_Source excerpt_
= = =
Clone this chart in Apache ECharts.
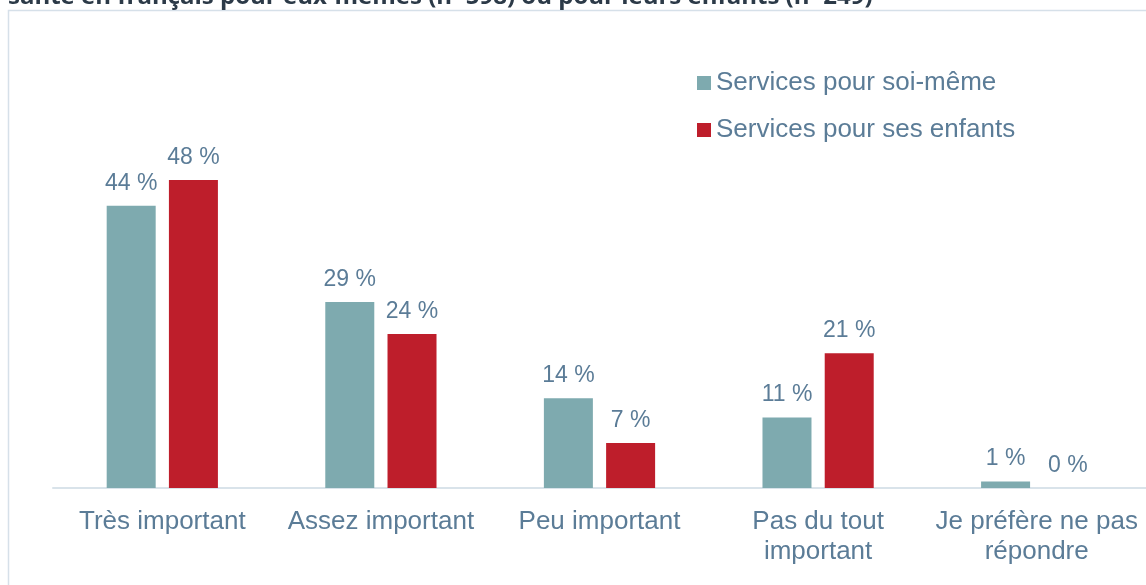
<!DOCTYPE html>
<html>
<head>
<meta charset="utf-8">
<script src="https://cdn.jsdelivr.net/npm/echarts@6/dist/echarts.min.js"></script>
<style>
  html, body { margin: 0; padding: 0; background: #fff; }
  #main { width: 1146px; height: 585px; }
</style>
</head>
<body>
<div id="main"></div>
<script>
// catégories et valeurs (%)
var categories = ['Très important', 'Assez important', 'Peu important', 'Pas du tout\nimportant', 'Je préfère ne pas\nrépondre'];
var soiMeme = [44, 29, 14, 11, 1];
var enfants = [48, 24, 7, 21, 0];
var seriesNames = ['Services pour soi-même', 'Services pour ses enfants'];
var titre = 'santé en français pour eux-mêmes (n=598) ou pour leurs enfants (n=249)';

var txtColor = '#5b7c97';
var font = "'Liberation Sans', Arial, sans-serif";

var myChart = echarts.init(document.getElementById('main'));

var labelCfg = {
    show: true,
    position: 'top',
    distance: 11,
    color: txtColor,
    fontSize: 23,
    fontFamily: font,
    formatter: '{c} %'
};

var option = {
    backgroundColor: '#fff',
    animation: false,
    graphic: [
        {
            type: 'rect',
            shape: { x: 8.5, y: 10.5, width: 1300, height: 800 },
            style: { fill: 'none', stroke: '#d6e0e9', lineWidth: 1.5 }
        },
        {
            type: 'text',
            left: 8,
            top: -15,
            style: {
                text: titre,
                fill: '#2c3a48',
                font: "bold 24px 'Open Sans', Arial, sans-serif"
            }
        }
    ],
    legend: {
        orient: 'vertical',
        left: 697,
        top: 70,
        padding: 0,
        itemWidth: 14,
        itemHeight: 14,
        itemGap: 21,
        icon: 'rect',
        textStyle: { color: txtColor, fontSize: 26, fontFamily: font },
        data: seriesNames
    },
    grid: {
        left: 53,
        width: 1100,
        top: 103,
        bottom: 97,
        containLabel: false
    },
    xAxis: {
        type: 'category',
        data: categories,
        axisLine: { lineStyle: { color: '#d9e3ea', width: 2 } },
        axisTick: { show: false },
        axisLabel: {
            color: txtColor,
            fontSize: 26,
            fontFamily: font,
            margin: 19,
            lineHeight: 30,
            interval: 0
        }
    },
    yAxis: {
        type: 'value',
        min: 0,
        max: 60,
        show: false,
        splitLine: { show: false }
    },
    series: [
        {
            name: seriesNames[0],
            type: 'bar',
            data: soiMeme,
            barWidth: 49,
            barGap: '27%',
            itemStyle: { color: '#7eaaaf' },
            label: labelCfg
        },
        {
            name: seriesNames[1],
            type: 'bar',
            data: enfants,
            barWidth: 49,
            itemStyle: { color: '#be1e2b' },
            label: labelCfg
        }
    ]
};

myChart.setOption(option);
</script>
</body>
</html>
= = =
_What the task requires_
Leave the images out and output the remaining material exactly as it stands.

_Written solution_
Clone this chart in Apache ECharts.
<!DOCTYPE html>
<html>
<head>
<meta charset="utf-8">
<script src="https://cdn.jsdelivr.net/npm/echarts@6/dist/echarts.min.js"></script>
<style>
  html, body { margin: 0; padding: 0; background: #fff; }
  #main { width: 1146px; height: 585px; }
</style>
</head>
<body>
<div id="main"></div>
<script>
// catégories et valeurs (%)
var categories = ['Très important', 'Assez important', 'Peu important', 'Pas du tout\nimportant', 'Je préfère ne pas\nrépondre'];
var soiMeme = [44, 29, 14, 11, 1];
var enfants = [48, 24, 7, 21, 0];
var seriesNames = ['Services pour soi-même', 'Services pour ses enfants'];
var titre = 'santé en français pour eux-mêmes (n=598) ou pour leurs enfants (n=249)';

var txtColor = '#5b7c97';
var font = "'Liberation Sans', Arial, sans-serif";

var myChart = echarts.init(document.getElementById('main'));

var labelCfg = {
    show: true,
    position: 'top',
    distance: 11,
    color: txtColor,
    fontSize: 23,
    fontFamily: font,
    formatter: '{c} %'
};

var option = {
    backgroundColor: '#fff',
    animation: false,
    graphic: [
        {
            type: 'rect',
            shape: { x: 8.5, y: 10.5, width: 1300, height: 800 },
            style: { fill: 'none', stroke: '#d6e0e9', lineWidth: 1.5 }
        },
        {
            type: 'text',
            left: 8,
            top: -15,
            style: {
                text: titre,
                fill: '#2c3a48',
                font: "bold 24px 'Open Sans', Arial, sans-serif"
            }
        }
    ],
    legend: {
        orient: 'vertical',
        left: 697,
        top: 70,
        padding: 0,
        itemWidth: 14,
        itemHeight: 14,
        itemGap: 21,
        icon: 'rect',
        textStyle: { color: txtColor, fontSize: 26, fontFamily: font },
        data: seriesNames
    },
    grid: {
        left: 53,
        width: 1100,
        top: 103,
        bottom: 97,
        containLabel: false
    },
    xAxis: {
        type: 'category',
        data: categories,
        axisLine: { lineStyle: { color: '#d9e3ea', width: 2 } },
        axisTick: { show: false },
        axisLabel: {
            color: txtColor,
            fontSize: 26,
            fontFamily: font,
            margin: 19,
            lineHeight: 30,
            interval: 0
        }
    },
    yAxis: {
        type: 'value',
        min: 0,
        max: 60,
        show: false,
        splitLine: { show: false }
    },
    series: [
        {
            name: seriesNames[0],
            type: 'bar',
            data: soiMeme,
            barWidth: 49,
            barGap: '27%',
            itemStyle: { color: '#7eaaaf' },
            label: labelCfg
        },
        {
            name: seriesNames[1],
            type: 'bar',
            data: enfants,
            barWidth: 49,
            itemStyle: { color: '#be1e2b' },
            label: labelCfg
        }
    ]
};

myChart.setOption(option);
</script>
</body>
</html>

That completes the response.